Force that the wall exerts on the wedge

[klm]

A wedge with an inclination of angle theta rests next to a wall. A block of mass m is sliding down the plane, as shown. There is no friction between the wedge and the block or between the wedge and the horizontal surface.

Find the magnitude, F_ww, of the force that the wall exerts on the wedge.
Express F_ww in terms of theta and m, along with any necessary constants.

ok i tried it and i got mgcos(theta)^2 . but it saying that is incorrect. i drew my free body diagram and can't figure out where i am going wrong. i found Fnet = mg sin theta as well

 

[JFonseka]

I think what you need to do is calculate the horizontal force exerted by the block on the wedge. And that would be the force that the wedge exerts on the wall and hence the force the wall exerts back on the wedge.

Did you do that?

 

[klm]

isn't the only force the box acting on the wedge is weight

 

[klm]

no i mean, like okay we know n=mg cos theta right. and that is the force the box is acting on the wedge and the same the wedge is acting on the box right?

 

[JFonseka]

Hmm, it's been a while since I did mechanics, but since this is in an incline, there has to be a force in the horizontal vector as well as the vertical doesn't it?
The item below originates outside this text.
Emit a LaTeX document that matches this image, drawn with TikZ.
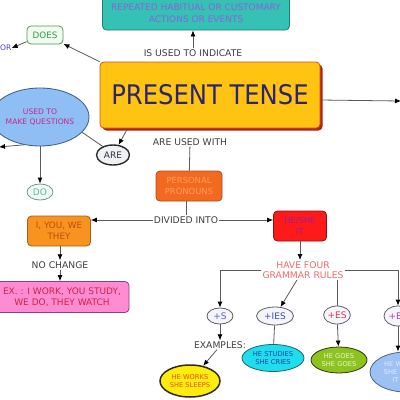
\documentclass[tikz,border=0pt]{standalone}
\usepackage{fontspec}
\setmainfont{DejaVu Sans}
\newfontfamily\titlefont{DejaVu Sans Condensed}
\usetikzlibrary{shapes.geometric,arrows.meta,shadows}
\definecolor{HabitTeal}{HTML}{35C1B3}
\definecolor{HabitEdge}{HTML}{1F7F76}
\definecolor{HabitText}{HTML}{8A62DE}
\definecolor{TenseYellow}{HTML}{FFC312}
\definecolor{TenseEdge}{HTML}{D2541C}
\definecolor{TenseShadow}{HTML}{B0201A}
\definecolor{TenseText}{HTML}{2D2470}
\definecolor{DoesFill}{HTML}{F2FBF2}
\definecolor{DoesEdge}{HTML}{4E9A56}
\definecolor{DoesText}{HTML}{2E9A44}
\definecolor{OrText}{HTML}{5A3CC0}
\definecolor{QBlue}{HTML}{8EBEF3}
\definecolor{QEdge}{HTML}{3C5A86}
\definecolor{QText}{HTML}{C4288E}
\definecolor{AreFill}{HTML}{EEF2F5}
\definecolor{AreEdge}{HTML}{2A2A2A}
\definecolor{AreText}{HTML}{30323C}
\definecolor{DoFill}{HTML}{F1FAF6}
\definecolor{DoEdge}{HTML}{6E9A8C}
\definecolor{DoText}{HTML}{5DB3A0}
\definecolor{LinkGray}{HTML}{3E3E3E}
\definecolor{LineGray}{HTML}{5A5A5A}
\definecolor{PronFill}{HTML}{F26A1F}
\definecolor{PronEdge}{HTML}{B5461A}
\definecolor{PronText}{HTML}{FF9B5E}
\definecolor{IyouFill}{HTML}{F7931E}
\definecolor{IyouEdge}{HTML}{A3601A}
\definecolor{IyouText}{HTML}{C24A12}
\definecolor{ExPink}{HTML}{FF8CD2}
\definecolor{ExEdge}{HTML}{8E3E86}
\definecolor{ExText}{HTML}{D0223E}
\definecolor{HeFill}{HTML}{FF1A1A}
\definecolor{HeEdge}{HTML}{8F1010}
\definecolor{HeText}{HTML}{9C1E8E}
\definecolor{RuleText}{HTML}{F06A6A}
\definecolor{RuleFill}{HTML}{F5F5F9}
\definecolor{RuleEdge}{HTML}{5E5E6A}
\definecolor{SText}{HTML}{5A60C4}
\definecolor{IesText}{HTML}{3E4CB0}
\definecolor{EsText}{HTML}{D23456}
\definecolor{EsbText}{HTML}{A444B6}
\definecolor{WorksFill}{HTML}{FFEC0F}
\definecolor{WorksEdge}{HTML}{2E2A10}
\definecolor{WorksText}{HTML}{E2521E}
\definecolor{StudFill}{HTML}{1FDDEC}
\definecolor{StudEdge}{HTML}{1E6470}
\definecolor{StudText}{HTML}{2242A4}
\definecolor{GoesFill}{HTML}{8DC31F}
\definecolor{GoesEdge}{HTML}{2E3410}
\definecolor{GoesText}{HTML}{EEF2D2}
\definecolor{WatchFill}{HTML}{9DC1F2}
\definecolor{WatchEdge}{HTML}{4E6284}
\definecolor{WatchText}{HTML}{E4E8FF}
\tikzset{
  linknode/.style={
    font=\fontsize{9.2}{10.6}\selectfont,text=LinkGray,
    align=center,inner sep=1pt
  },
  boxnode/.style={
    rounded corners=4pt,line width=0.8pt,inner sep=1pt,
    font=\fontsize{8.8}{11}\selectfont,align=center
  },
  ovnode/.style={
    ellipse,line width=0.8pt,inner sep=0pt,
    font=\fontsize{9}{10.5}\selectfont,align=center
  },
  rulenode/.style={
    ovnode,draw=RuleEdge,fill=RuleFill
  },
  smovnode/.style={
    ovnode,font=\fontsize{6.7}{8.2}\selectfont
  },
  link/.style={draw=LineGray,line width=0.8pt},
  linkarr/.style={link,-{Latex[length=6pt,width=5pt,black]}},
}
\begin{document}
\begin{tikzpicture}[x=1pt,y=-1pt]
  \useasboundingbox (0,0) rectangle (400,400);
  \clip (0,0) rectangle (400,400);
  \fill[white] (0,0) rectangle (400,400);
  % top of the map
  \node[boxnode,draw=HabitEdge,fill=HabitTeal,text=HabitText,font=\fontsize{9}{11.5}\selectfont,
        minimum width=187pt,minimum height=34pt] (habit) at (196,13) {REPEATED HABITUAL OR CUSTOMARY\\ACTIONS OR EVENTS};
  \node[linknode] (indicate) at (193,53) {IS USED TO INDICATE};
  \node[boxnode,draw=TenseEdge,fill=TenseYellow,text=TenseText,minimum width=220pt,minimum height=66pt,
        font=\titlefont\fontsize{27}{30}\selectfont,
        drop shadow={shadow xshift=2.5pt,shadow yshift=-2.5pt,fill=TenseShadow,opacity=1}] (tense) at (210,95) {PRESENT TENSE};
  \coordinate (rightend) at (401,101);
  % questions branch
  \node[boxnode,draw=DoesEdge,fill=DoesFill,text=DoesText,minimum width=36pt,minimum height=18pt] (does) at (45,35) {DOES};
  \node[linknode,text=OrText,font=\fontsize{7.6}{9}\selectfont,inner sep=0pt,anchor=west] (or) at (0,48) {OR};
  \node[ovnode,draw=QEdge,fill=QBlue,text=QText,font=\fontsize{7.6}{9.4}\selectfont,
        minimum width=98pt,minimum height=58pt] (questions) at (40,117) {USED TO\\MAKE QUESTIONS};
  \coordinate (qleft) at (-1,147);
  \node[ovnode,draw=AreEdge,fill=AreFill,text=AreText,line width=1.4pt,
        minimum width=33pt,minimum height=20pt] (are) at (113,155) {ARE};
  \node[ovnode,draw=DoEdge,fill=DoFill,text=DoText,minimum width=26pt,minimum height=16pt] (do) at (40,192) {DO};
  % pronouns branch
  \node[linknode] (usedwith) at (190,142) {ARE USED WITH};
  \node[boxnode,draw=PronEdge,fill=PronFill,text=PronText,font=\fontsize{8.4}{10.5}\selectfont,
        minimum width=66pt,minimum height=30pt] (pronouns) at (189,186) {PERSONAL\\PRONOUNS};
  \node[linknode] (divided) at (186,220) {DIVIDED INTO};
  \node[boxnode,draw=IyouEdge,fill=IyouFill,text=IyouText,minimum width=63pt,minimum height=30pt] (iyou) at (59,231) {I, YOU, WE\\THEY};
  \node[linknode] (nochange) at (60,265) {NO CHANGE};
  \node[boxnode,draw=ExEdge,fill=ExPink,text=ExText,font=\fontsize{9}{11.5}\selectfont,
        minimum width=134pt,minimum height=31pt] (ex) at (62,297) {EX. : I WORK, YOU STUDY,\\WE DO, THEY WATCH};
  \node[boxnode,draw=HeEdge,fill=HeFill,text=HeText,font=\fontsize{8.4}{10.5}\selectfont,
        minimum width=53pt,minimum height=30pt] (heshe) at (300,226) {HE/SHE\\IT};
  \node[linknode,text=RuleText] (rules) at (303,270) {HAVE FOUR\\GRAMMAR RULES};
  % the four rules
  \node[rulenode,text=SText,minimum width=26pt,minimum height=16pt] (s) at (220,316) {+S};
  \node[rulenode,text=IesText,minimum width=37pt,minimum height=18pt] (ies) at (275,316) {+IES};
  \node[rulenode,text=EsText,minimum width=26pt,minimum height=18pt] (es) at (337,315) {+ES};
  \node[rulenode,text=EsbText,minimum width=28pt,minimum height=20pt] (esb) at (398,316) {+ES};
  \node[linknode] (examples) at (220,345) {EXAMPLES:};
  \node[smovnode,draw=WorksEdge,fill=WorksFill,text=WorksText,line width=1.5pt,
        minimum width=60pt,minimum height=32pt] (works) at (190,381) {HE WORKS\\SHE SLEEPS};
  \node[smovnode,draw=StudEdge,fill=StudFill,text=StudText,minimum width=62pt,minimum height=27pt] (studies) at (273,358) {HE STUDIES\\SHE CRIES};
  \node[smovnode,draw=GoesEdge,fill=GoesFill,text=GoesText,minimum width=56pt,minimum height=26pt] (goes) at (339,360) {HE GOES\\SHE GOES};
  \node[smovnode,draw=WatchEdge,fill=WatchFill,text=WatchText,minimum width=72pt,minimum height=40pt] (watches) at (406,372) {HE WATCHES\\SHE WASHES\\IT FIXES};
  % connectors
  \draw[linkarr] (indicate.north) -- (indicate.north |- habit.south);
  \draw[linkarr] (tense.north west) -- (does);
  \draw[linkarr] (does.200) -- (or.east);
  \draw[linkarr] ([yshift=-5pt]tense.east) -- (rightend);
  \draw[linkarr] ([xshift=28pt]tense.south west) -- (are);
  \draw[link] (are.140) -- (questions.-20);
  \draw[linkarr] (questions) -- (do);
  \draw[linkarr] (questions.240) -- (qleft);
  \draw[link] (usedwith) -- (pronouns);
  \draw[link] (pronouns.south -| divided.north) -- (divided.north);
  \draw[linkarr] (divided.west) -- (divided.west -| iyou.east);
  \draw[linkarr] (divided.east) -- (divided.east -| heshe.west);
  \draw[linkarr] (iyou.south -| nochange.north) -- (nochange.north);
  \draw[linkarr] (nochange.south) -- (nochange.south |- ex.north);
  \draw[linkarr] (heshe.south) -- (heshe.south |- rules.north);
  \draw[linkarr] (rules.west) -| (s.north);
  \draw[linkarr] ([xshift=-6pt]rules.south) -- (ies);
  \draw[link] (es.north |- rules.south) -- (es.north);
  \draw[linkarr] (rules.east) -| (esb.north);
  \draw[linkarr] (s) -- (examples);
  \draw[linkarr] ([xshift=-3pt]examples.south) -- (works);
  \draw[link] (ies) -- (studies);
  \draw[linkarr] (es) -- (goes);
  \draw[linkarr] (esb) -- (esb |- watches.north);
\end{tikzpicture}
\end{document}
So the horizontal vector would be found by F = mg sin theta

 

[JFonseka]

I am really not sure though, best if someone else answers this.

 

[klm]

right i found mgsintheta for my fney x. but i don't understand how that is going to help...sorry!

 

[klm]

thanks for trying =)!

 

[JFonseka]

Well what is the answer given?

 

[klm]

i don't know! i have to try to figure what the force of the wall exerts on the wedge.

 

[JFonseka]

Well try putting in mg sin theta as the answer, and cya.

 

[klm]

i don't think it should be mg sin theta only

 

[klm]

nvm i think i figured it out. thanks guys

 

[JFonseka]

What was it? I am interested to know :)

 

[Kurdt]

What you are doing here is resolving components of forces twice. So you need to find the component of weight acting perpendicular to the incling which you have as $mg\cos(\theta)$. Then you have to resolve this force into the component that pushes the block against the wall.